>> BEGIN DATA BLOCK

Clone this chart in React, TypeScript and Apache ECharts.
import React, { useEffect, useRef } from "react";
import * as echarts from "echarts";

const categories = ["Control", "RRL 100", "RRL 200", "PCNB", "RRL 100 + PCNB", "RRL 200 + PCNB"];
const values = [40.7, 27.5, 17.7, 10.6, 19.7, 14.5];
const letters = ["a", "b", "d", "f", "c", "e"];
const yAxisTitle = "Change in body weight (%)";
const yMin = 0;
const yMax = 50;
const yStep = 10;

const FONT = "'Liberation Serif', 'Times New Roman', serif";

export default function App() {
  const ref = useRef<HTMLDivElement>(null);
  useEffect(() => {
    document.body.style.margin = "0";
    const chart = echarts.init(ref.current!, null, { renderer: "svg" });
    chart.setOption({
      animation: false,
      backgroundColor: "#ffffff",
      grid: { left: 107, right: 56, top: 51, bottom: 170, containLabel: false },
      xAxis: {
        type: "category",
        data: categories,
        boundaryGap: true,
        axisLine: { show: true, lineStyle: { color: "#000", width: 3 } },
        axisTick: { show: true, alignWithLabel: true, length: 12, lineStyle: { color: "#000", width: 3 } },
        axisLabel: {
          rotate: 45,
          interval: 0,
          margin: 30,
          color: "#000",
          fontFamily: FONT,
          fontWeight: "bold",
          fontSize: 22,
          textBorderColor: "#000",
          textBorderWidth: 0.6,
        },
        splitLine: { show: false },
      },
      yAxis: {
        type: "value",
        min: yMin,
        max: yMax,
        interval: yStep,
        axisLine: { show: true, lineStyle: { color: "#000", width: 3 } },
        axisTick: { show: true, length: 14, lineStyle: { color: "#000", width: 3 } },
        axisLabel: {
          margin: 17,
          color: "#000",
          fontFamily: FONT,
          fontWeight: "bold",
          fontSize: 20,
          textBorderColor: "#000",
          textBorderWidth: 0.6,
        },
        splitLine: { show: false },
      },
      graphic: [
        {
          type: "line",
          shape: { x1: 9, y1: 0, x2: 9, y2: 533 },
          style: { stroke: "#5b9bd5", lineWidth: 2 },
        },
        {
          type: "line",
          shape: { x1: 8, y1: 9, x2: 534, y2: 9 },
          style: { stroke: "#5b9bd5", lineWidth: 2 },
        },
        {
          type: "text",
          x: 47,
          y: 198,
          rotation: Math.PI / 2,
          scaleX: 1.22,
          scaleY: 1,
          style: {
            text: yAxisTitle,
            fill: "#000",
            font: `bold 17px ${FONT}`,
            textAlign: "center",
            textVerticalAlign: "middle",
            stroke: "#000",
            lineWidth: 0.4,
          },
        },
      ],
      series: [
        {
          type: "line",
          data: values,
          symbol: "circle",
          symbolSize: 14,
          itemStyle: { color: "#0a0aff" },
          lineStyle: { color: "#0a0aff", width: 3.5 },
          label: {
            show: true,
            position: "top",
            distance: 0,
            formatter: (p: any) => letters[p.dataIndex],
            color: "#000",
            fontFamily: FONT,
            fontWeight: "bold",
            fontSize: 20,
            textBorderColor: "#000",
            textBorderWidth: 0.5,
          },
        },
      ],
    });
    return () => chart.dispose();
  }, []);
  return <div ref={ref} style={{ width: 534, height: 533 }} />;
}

>> END DATA BLOCK

### EXERCISE AIM
Only the lines from the top of the data through the line that contains "import * as" should be quoted, exactly as they stand.

### FULL OUTPUT
Clone this chart in React, TypeScript and Apache ECharts.
import React, { useEffect, useRef } from "react";
import * as echarts from "echarts";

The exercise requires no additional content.